Source code of charts:
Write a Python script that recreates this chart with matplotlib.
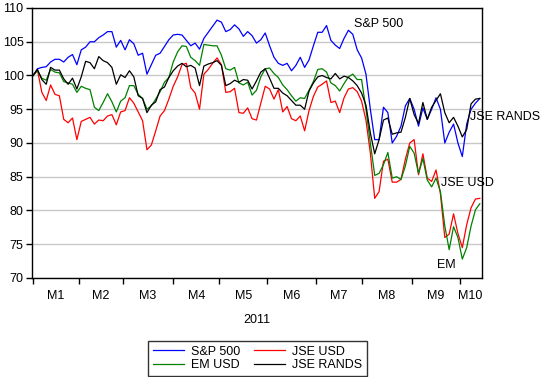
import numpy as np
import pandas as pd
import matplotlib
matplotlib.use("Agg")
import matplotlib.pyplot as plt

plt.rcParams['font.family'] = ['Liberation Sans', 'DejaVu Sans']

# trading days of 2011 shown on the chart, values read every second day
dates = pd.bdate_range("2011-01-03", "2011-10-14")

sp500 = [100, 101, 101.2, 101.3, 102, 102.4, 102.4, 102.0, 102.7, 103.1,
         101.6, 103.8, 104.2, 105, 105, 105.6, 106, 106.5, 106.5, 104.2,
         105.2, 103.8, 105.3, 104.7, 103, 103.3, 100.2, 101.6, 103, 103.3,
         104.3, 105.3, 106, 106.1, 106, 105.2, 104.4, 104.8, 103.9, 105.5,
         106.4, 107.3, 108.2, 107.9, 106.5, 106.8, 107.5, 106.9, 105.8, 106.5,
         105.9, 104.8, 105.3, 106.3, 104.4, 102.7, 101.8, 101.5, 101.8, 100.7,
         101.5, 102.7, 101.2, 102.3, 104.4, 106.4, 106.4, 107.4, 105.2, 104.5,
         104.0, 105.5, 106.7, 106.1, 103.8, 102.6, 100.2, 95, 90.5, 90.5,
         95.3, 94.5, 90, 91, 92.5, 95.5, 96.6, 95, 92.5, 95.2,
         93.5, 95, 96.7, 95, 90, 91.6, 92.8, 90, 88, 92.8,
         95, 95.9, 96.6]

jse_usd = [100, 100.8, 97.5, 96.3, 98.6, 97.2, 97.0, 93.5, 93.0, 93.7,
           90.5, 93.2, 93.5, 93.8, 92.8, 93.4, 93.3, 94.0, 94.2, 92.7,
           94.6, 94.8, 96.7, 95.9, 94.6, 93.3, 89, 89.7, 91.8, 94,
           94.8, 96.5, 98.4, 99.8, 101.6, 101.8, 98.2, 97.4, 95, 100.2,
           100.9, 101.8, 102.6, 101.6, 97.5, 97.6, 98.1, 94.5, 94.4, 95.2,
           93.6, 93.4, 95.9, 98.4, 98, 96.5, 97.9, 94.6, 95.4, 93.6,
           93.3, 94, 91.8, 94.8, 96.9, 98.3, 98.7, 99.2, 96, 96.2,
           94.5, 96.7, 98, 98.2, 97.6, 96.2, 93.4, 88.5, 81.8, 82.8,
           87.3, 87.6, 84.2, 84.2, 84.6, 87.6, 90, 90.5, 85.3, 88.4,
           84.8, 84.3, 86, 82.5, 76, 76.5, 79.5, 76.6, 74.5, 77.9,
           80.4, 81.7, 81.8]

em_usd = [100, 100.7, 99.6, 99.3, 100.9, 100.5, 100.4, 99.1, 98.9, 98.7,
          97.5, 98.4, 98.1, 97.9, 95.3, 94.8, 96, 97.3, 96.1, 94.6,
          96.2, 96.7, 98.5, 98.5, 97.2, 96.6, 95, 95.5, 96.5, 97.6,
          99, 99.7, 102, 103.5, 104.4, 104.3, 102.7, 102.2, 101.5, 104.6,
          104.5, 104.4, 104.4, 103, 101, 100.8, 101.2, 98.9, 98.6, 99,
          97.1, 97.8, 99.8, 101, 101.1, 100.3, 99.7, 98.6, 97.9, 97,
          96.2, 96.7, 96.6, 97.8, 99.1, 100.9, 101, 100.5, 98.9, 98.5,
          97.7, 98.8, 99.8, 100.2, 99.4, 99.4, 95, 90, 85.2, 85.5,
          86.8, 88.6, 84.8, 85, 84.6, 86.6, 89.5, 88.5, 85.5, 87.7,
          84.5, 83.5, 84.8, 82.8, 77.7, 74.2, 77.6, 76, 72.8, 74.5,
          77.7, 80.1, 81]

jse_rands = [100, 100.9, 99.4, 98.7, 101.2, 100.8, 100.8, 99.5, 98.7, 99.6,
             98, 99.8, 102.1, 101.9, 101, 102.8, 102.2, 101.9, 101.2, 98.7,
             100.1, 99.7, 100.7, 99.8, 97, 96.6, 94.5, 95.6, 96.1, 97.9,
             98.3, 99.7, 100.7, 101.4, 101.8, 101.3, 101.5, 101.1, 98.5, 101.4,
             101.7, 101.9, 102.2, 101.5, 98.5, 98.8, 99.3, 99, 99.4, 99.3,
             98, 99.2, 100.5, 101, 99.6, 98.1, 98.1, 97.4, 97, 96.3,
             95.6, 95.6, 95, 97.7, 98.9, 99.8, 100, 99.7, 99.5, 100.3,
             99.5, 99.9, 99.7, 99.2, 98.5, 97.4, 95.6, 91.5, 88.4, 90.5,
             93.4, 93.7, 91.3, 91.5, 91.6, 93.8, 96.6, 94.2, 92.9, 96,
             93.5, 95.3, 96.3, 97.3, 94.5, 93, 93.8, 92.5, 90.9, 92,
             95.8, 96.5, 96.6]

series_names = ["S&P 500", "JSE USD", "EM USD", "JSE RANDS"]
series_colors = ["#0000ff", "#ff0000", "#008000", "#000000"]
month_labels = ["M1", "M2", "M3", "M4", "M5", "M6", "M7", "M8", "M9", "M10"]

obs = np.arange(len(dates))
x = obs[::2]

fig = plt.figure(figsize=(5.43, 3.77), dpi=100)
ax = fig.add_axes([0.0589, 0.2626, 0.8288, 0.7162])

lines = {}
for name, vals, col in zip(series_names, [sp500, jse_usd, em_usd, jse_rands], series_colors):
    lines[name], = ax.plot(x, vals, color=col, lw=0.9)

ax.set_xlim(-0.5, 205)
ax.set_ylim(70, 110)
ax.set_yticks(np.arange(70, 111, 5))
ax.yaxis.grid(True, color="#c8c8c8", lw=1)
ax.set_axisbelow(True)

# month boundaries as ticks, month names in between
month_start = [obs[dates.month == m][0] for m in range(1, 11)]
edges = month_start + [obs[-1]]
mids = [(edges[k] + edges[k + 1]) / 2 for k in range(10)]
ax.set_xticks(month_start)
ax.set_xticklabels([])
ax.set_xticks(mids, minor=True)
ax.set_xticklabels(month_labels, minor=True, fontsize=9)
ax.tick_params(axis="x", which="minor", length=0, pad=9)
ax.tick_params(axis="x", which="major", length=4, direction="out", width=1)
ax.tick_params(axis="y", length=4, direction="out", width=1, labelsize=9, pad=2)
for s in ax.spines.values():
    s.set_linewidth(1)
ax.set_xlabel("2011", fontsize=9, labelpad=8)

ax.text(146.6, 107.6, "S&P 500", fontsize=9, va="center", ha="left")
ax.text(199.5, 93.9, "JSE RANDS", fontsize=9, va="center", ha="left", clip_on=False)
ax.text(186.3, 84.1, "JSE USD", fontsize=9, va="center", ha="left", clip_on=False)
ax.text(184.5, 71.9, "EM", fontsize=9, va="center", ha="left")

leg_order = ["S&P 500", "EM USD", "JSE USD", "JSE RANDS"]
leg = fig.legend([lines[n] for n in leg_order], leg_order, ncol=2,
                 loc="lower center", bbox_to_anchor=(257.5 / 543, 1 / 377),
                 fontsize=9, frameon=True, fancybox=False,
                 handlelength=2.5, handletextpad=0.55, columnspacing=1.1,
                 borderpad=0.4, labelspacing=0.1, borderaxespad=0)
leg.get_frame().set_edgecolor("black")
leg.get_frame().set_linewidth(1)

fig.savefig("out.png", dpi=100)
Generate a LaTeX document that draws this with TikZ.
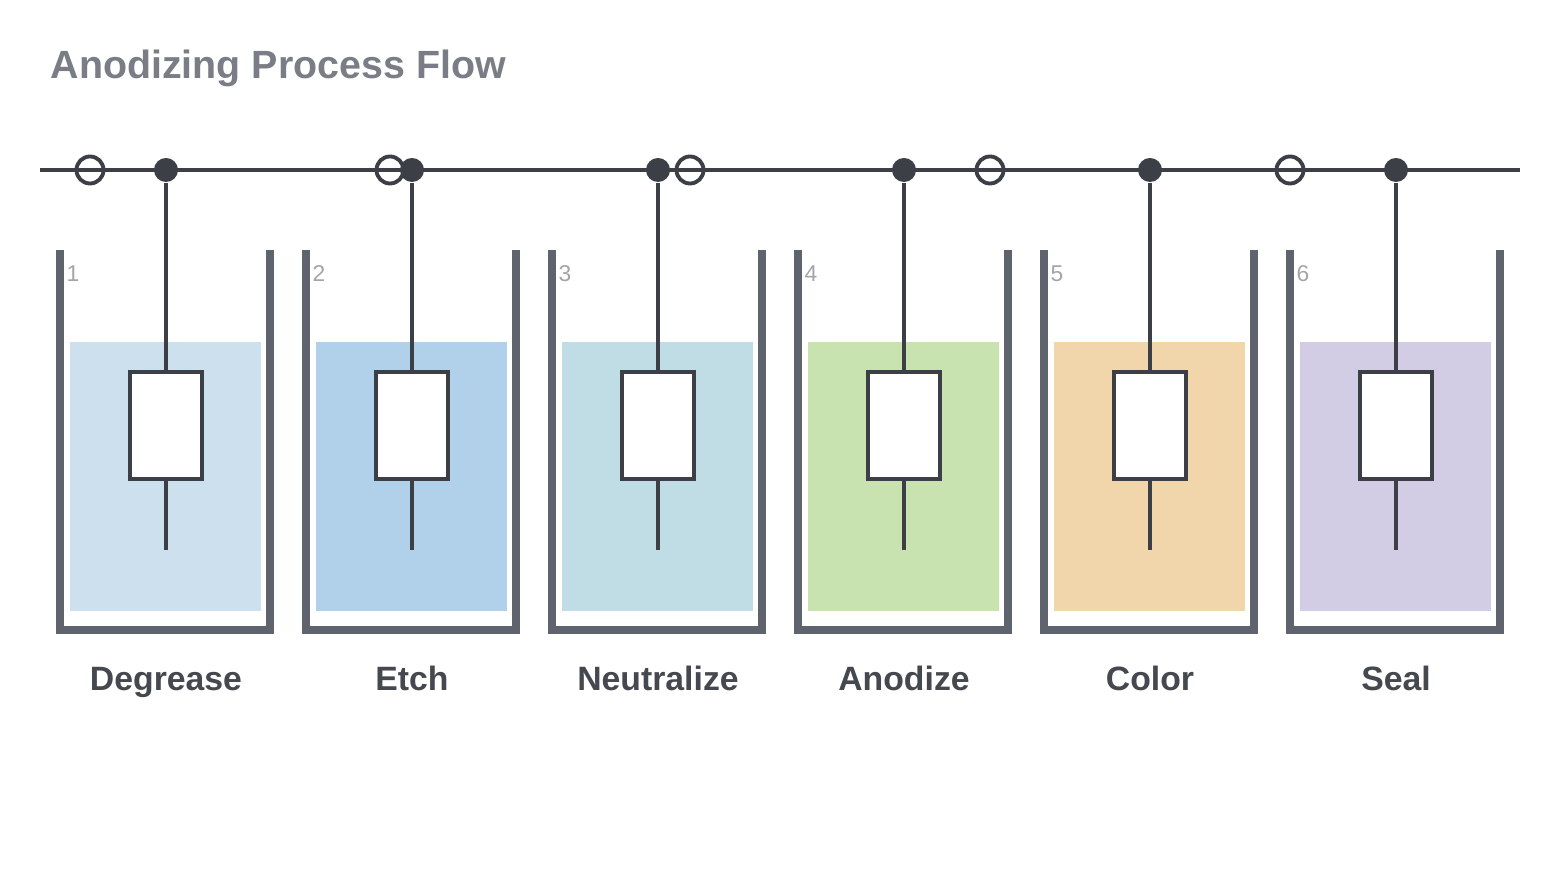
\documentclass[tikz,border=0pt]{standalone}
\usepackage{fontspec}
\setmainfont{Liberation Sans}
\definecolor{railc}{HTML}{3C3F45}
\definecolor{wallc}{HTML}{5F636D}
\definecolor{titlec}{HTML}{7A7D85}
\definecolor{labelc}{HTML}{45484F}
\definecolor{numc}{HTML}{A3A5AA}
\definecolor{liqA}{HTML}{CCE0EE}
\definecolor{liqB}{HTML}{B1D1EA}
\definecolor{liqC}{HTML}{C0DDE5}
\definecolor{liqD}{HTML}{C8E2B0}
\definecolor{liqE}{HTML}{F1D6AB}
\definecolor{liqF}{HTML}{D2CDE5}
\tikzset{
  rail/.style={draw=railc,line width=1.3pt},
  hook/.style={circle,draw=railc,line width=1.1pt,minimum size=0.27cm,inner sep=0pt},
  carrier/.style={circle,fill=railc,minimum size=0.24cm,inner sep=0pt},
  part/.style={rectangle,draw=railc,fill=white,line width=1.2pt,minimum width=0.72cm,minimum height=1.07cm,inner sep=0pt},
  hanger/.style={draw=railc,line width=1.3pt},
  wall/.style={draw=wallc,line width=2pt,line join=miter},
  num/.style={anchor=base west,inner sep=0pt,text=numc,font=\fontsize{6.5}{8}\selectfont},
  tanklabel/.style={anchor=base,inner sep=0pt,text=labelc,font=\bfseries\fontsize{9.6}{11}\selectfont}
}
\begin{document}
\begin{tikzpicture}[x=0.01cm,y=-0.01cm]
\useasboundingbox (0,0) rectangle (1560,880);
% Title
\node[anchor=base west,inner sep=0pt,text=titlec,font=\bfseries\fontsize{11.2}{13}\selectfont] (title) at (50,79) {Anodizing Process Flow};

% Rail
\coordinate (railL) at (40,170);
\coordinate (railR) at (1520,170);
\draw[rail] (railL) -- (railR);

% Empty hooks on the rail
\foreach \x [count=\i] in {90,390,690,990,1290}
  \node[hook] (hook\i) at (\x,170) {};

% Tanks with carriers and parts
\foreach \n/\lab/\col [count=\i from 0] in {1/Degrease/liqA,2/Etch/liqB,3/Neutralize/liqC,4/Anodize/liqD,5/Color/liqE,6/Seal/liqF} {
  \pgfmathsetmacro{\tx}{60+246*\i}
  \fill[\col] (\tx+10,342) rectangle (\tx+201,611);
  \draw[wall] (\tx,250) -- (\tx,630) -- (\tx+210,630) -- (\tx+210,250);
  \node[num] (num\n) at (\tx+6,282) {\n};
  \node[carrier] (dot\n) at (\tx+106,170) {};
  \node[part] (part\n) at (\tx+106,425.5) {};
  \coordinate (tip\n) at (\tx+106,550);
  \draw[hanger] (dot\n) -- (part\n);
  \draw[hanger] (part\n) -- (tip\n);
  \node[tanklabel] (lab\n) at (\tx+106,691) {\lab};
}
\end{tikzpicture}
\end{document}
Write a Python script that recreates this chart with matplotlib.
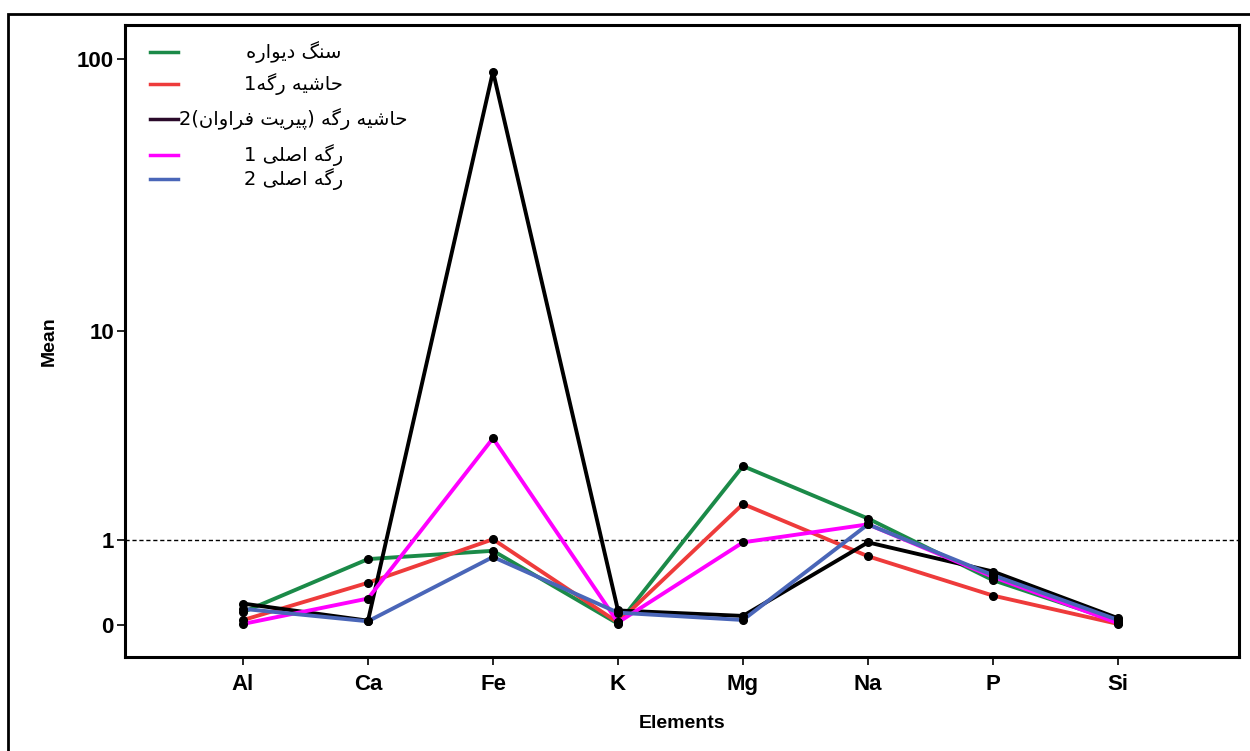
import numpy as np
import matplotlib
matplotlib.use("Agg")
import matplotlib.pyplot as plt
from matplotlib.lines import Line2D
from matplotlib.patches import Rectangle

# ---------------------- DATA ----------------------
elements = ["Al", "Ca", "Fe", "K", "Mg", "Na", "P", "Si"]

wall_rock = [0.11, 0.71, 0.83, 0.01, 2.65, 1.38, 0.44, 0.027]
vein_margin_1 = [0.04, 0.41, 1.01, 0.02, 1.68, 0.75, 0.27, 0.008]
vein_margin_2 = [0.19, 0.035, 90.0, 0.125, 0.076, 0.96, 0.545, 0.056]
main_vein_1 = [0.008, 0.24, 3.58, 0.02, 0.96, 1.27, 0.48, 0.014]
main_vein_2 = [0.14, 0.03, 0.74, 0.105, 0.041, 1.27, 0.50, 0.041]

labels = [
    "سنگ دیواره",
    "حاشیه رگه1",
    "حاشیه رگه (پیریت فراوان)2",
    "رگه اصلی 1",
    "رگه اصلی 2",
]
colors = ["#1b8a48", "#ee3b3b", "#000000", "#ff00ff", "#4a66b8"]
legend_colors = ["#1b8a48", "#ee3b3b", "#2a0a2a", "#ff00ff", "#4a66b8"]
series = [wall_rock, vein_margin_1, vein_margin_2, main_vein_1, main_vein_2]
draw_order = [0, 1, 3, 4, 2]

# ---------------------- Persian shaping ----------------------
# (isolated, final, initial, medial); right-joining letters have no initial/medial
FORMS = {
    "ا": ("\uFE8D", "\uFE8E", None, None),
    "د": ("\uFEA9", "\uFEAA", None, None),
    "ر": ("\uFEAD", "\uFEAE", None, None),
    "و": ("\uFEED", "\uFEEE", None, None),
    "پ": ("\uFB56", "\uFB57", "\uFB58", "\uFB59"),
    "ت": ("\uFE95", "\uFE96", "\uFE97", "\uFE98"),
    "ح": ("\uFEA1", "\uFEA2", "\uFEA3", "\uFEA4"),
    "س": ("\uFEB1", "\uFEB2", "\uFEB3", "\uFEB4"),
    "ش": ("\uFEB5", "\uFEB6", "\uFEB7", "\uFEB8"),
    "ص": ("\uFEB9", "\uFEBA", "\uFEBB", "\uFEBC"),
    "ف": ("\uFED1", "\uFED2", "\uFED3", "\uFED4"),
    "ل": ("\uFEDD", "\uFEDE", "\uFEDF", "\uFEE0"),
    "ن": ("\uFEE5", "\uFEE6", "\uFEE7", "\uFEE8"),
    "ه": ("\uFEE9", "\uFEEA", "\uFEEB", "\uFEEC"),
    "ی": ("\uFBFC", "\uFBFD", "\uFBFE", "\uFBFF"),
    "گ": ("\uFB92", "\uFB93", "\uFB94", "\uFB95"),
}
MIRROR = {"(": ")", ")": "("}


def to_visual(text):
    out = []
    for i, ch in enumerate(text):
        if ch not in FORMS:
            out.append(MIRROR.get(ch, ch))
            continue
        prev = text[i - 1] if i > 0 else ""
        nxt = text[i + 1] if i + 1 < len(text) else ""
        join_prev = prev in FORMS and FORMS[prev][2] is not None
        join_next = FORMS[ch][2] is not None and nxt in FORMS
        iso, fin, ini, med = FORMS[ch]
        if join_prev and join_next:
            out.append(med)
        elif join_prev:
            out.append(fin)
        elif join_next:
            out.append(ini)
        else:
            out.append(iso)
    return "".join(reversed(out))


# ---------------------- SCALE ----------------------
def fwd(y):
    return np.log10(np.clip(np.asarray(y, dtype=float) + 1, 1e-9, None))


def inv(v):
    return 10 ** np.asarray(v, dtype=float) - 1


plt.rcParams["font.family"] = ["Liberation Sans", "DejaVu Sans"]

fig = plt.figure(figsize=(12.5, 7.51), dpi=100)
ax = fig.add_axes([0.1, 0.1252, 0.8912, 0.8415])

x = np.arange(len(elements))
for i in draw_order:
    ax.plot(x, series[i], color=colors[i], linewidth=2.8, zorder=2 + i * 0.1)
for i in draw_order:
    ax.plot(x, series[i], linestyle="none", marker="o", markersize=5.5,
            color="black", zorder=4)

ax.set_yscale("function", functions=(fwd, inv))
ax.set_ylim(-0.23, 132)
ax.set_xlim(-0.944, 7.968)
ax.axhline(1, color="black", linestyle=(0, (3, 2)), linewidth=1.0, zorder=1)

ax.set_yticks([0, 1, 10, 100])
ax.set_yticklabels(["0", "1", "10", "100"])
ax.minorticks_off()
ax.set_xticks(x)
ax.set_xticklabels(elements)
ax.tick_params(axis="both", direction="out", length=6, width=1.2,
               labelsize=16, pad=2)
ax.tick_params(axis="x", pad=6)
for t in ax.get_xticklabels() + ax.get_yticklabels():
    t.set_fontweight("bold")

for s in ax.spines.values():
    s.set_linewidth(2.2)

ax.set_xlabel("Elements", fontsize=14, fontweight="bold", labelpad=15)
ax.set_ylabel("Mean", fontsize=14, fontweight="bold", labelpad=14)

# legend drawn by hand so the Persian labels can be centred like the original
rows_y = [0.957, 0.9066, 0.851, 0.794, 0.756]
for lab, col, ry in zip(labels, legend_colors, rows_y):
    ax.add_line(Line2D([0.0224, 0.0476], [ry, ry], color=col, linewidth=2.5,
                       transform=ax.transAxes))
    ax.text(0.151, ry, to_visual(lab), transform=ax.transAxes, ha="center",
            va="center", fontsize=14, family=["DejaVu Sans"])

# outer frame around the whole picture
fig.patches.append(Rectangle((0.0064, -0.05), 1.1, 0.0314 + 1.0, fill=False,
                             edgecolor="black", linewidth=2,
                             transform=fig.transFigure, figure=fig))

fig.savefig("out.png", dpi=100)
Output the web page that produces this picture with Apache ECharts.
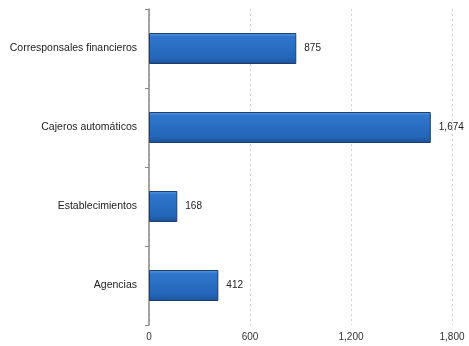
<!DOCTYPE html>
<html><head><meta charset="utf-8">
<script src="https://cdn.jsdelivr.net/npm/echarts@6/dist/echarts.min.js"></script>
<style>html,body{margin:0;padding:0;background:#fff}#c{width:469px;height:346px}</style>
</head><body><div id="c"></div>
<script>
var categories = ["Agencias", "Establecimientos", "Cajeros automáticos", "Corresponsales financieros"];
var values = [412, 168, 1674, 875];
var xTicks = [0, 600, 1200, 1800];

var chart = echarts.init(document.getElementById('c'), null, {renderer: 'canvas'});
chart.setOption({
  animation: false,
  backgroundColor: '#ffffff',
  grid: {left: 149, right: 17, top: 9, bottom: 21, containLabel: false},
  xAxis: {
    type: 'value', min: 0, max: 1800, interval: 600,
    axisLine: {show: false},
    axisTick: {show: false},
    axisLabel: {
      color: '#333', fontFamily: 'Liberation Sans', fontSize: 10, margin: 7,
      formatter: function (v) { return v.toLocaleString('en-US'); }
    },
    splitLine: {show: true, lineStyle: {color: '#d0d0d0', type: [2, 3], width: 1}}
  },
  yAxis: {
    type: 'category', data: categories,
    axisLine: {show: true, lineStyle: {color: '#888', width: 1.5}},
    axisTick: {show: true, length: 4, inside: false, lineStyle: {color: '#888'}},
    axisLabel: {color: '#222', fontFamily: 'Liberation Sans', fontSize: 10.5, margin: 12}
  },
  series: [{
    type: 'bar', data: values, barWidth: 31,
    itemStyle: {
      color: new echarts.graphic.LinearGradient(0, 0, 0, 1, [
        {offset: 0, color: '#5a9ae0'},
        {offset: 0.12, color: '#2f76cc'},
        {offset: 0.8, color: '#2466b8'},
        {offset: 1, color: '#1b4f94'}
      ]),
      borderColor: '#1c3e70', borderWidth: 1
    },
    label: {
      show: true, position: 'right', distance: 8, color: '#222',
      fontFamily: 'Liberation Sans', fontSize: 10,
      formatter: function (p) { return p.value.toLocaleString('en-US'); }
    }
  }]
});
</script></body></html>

# [WHAT TO PRODUCE]
Leave out the pictures, and copy only the lines from the one holding "Output the web" through the one holding "var xTicks = [0, 600, 1200, 1800];", exactly as written.

# [FINISHED EXERCISE]
Output the web page that produces this picture with Apache ECharts.
<!DOCTYPE html>
<html><head><meta charset="utf-8">
<script src="https://cdn.jsdelivr.net/npm/echarts@6/dist/echarts.min.js"></script>
<style>html,body{margin:0;padding:0;background:#fff}#c{width:469px;height:346px}</style>
</head><body><div id="c"></div>
<script>
var categories = ["Agencias", "Establecimientos", "Cajeros automáticos", "Corresponsales financieros"];
var values = [412, 168, 1674, 875];
var xTicks = [0, 600, 1200, 1800];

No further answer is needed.